%%

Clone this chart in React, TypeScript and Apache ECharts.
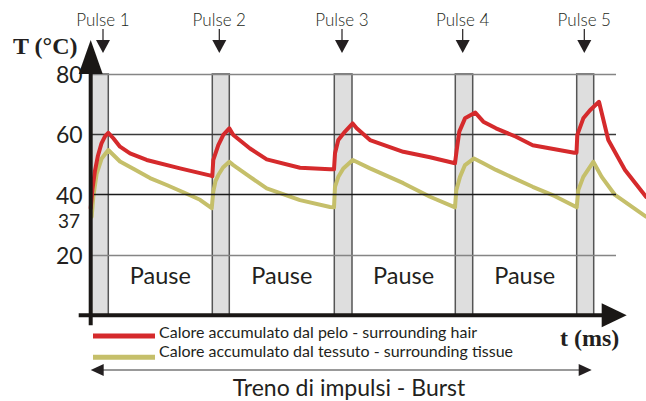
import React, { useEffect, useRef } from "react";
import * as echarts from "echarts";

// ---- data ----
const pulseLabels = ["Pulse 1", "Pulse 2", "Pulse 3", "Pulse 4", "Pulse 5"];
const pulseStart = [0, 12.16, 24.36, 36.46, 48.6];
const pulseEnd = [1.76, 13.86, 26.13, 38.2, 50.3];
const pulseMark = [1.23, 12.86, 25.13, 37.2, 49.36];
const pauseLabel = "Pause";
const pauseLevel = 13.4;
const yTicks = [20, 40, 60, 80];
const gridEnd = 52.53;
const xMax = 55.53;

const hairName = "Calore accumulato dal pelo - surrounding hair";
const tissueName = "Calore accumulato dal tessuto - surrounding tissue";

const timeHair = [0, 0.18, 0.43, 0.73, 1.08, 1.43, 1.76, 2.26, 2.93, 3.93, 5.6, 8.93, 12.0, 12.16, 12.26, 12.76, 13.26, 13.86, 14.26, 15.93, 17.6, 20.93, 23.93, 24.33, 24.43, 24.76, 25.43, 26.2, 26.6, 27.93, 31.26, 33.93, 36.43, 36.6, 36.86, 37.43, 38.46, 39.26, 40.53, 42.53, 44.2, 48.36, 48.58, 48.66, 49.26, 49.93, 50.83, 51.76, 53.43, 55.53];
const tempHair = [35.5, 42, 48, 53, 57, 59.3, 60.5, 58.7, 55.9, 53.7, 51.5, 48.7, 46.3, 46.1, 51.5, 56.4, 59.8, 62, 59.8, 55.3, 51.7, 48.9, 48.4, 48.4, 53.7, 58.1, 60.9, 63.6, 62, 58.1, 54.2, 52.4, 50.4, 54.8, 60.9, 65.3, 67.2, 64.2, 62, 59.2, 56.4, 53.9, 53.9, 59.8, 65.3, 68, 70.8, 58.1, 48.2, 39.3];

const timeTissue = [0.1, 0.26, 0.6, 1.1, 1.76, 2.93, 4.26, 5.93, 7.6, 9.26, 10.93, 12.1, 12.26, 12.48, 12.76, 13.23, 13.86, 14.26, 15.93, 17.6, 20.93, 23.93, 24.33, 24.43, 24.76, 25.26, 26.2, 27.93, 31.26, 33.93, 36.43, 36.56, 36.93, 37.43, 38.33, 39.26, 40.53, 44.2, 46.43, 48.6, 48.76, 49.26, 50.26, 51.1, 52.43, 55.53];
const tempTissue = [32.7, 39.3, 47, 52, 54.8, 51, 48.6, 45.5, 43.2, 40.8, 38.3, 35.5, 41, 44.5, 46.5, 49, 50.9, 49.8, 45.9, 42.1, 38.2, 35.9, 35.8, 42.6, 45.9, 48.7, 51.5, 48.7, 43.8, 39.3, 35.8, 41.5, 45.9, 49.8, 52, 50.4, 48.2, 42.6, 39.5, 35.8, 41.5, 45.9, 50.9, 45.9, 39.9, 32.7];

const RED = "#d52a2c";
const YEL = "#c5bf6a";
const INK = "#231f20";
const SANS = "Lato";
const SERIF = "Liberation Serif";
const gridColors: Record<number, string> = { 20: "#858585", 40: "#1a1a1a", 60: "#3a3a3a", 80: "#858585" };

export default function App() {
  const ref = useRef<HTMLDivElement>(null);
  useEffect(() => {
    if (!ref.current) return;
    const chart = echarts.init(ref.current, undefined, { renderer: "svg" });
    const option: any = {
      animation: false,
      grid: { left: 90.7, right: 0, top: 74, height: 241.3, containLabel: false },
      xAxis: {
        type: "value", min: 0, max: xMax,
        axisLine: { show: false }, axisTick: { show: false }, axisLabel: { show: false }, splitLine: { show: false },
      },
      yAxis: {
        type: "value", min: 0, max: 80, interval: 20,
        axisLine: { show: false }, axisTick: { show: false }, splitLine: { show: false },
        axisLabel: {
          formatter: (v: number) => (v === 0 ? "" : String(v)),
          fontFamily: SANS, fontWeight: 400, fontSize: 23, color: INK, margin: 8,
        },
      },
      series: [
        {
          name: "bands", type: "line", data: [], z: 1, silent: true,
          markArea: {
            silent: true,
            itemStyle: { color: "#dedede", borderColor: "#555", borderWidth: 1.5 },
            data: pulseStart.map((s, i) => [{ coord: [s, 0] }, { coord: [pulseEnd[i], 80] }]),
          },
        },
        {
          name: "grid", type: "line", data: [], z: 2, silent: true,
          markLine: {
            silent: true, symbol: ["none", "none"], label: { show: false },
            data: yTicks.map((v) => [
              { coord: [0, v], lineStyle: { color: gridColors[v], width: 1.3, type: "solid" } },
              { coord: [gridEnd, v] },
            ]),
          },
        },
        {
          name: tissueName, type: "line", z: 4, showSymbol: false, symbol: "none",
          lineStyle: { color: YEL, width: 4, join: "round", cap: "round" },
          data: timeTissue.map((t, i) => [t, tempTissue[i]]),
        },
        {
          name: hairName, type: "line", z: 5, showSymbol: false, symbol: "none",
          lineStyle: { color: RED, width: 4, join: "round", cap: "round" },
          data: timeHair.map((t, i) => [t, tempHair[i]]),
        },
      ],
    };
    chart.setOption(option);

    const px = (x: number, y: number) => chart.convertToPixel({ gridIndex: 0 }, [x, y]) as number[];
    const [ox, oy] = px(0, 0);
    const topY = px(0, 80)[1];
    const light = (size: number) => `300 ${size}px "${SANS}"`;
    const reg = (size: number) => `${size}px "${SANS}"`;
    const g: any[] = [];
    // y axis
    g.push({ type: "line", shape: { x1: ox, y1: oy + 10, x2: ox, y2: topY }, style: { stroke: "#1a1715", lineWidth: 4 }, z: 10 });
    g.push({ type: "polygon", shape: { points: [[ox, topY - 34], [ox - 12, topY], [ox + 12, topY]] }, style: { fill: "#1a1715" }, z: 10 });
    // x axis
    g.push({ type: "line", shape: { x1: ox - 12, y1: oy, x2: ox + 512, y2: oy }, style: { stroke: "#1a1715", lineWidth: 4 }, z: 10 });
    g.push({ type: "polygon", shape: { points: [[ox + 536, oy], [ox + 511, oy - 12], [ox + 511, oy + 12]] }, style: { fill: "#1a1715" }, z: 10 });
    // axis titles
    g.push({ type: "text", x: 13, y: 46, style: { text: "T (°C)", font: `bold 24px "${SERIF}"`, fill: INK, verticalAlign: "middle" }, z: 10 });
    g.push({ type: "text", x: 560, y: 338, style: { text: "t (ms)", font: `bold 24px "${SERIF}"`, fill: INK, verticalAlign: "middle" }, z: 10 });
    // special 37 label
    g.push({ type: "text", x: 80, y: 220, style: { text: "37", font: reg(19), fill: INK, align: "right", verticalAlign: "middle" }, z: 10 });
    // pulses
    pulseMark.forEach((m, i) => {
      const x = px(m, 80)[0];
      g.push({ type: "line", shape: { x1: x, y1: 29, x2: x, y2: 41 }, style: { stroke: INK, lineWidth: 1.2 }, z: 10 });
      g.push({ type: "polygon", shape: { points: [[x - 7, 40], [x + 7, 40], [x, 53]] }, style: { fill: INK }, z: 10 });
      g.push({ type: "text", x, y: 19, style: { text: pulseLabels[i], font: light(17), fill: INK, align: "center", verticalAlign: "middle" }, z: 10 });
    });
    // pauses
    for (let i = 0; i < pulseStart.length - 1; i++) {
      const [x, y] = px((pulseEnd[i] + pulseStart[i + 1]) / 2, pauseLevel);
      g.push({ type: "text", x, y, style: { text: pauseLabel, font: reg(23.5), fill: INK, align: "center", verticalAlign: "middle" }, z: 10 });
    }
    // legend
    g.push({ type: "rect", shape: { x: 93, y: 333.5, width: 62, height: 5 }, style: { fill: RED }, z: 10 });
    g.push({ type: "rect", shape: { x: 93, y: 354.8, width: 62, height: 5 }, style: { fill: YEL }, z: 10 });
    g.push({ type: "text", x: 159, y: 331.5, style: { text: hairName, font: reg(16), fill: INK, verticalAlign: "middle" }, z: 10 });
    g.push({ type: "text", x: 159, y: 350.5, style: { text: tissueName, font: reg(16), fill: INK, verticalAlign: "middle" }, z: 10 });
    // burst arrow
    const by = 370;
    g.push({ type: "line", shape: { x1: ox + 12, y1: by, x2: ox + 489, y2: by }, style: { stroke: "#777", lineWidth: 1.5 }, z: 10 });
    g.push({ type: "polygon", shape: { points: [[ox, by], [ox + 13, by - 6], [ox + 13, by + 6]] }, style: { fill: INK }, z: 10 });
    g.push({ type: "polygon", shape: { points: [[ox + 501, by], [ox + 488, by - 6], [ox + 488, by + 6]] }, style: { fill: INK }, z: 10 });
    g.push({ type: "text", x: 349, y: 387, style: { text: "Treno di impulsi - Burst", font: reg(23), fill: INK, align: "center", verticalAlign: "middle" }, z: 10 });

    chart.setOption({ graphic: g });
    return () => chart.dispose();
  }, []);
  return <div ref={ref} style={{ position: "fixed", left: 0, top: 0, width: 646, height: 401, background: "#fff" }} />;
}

%%

PROMPT:
Repeat, with no pictures, each line from the beginning of the data through the line containing "accumulato dal tessuto", inclusive.

TASK ANSWER:
Clone this chart in React, TypeScript and Apache ECharts.
import React, { useEffect, useRef } from "react";
import * as echarts from "echarts";

// ---- data ----
const pulseLabels = ["Pulse 1", "Pulse 2", "Pulse 3", "Pulse 4", "Pulse 5"];
const pulseStart = [0, 12.16, 24.36, 36.46, 48.6];
const pulseEnd = [1.76, 13.86, 26.13, 38.2, 50.3];
const pulseMark = [1.23, 12.86, 25.13, 37.2, 49.36];
const pauseLabel = "Pause";
const pauseLevel = 13.4;
const yTicks = [20, 40, 60, 80];
const gridEnd = 52.53;
const xMax = 55.53;

const hairName = "Calore accumulato dal pelo - surrounding hair";
const tissueName = "Calore accumulato dal tessuto - surrounding tissue";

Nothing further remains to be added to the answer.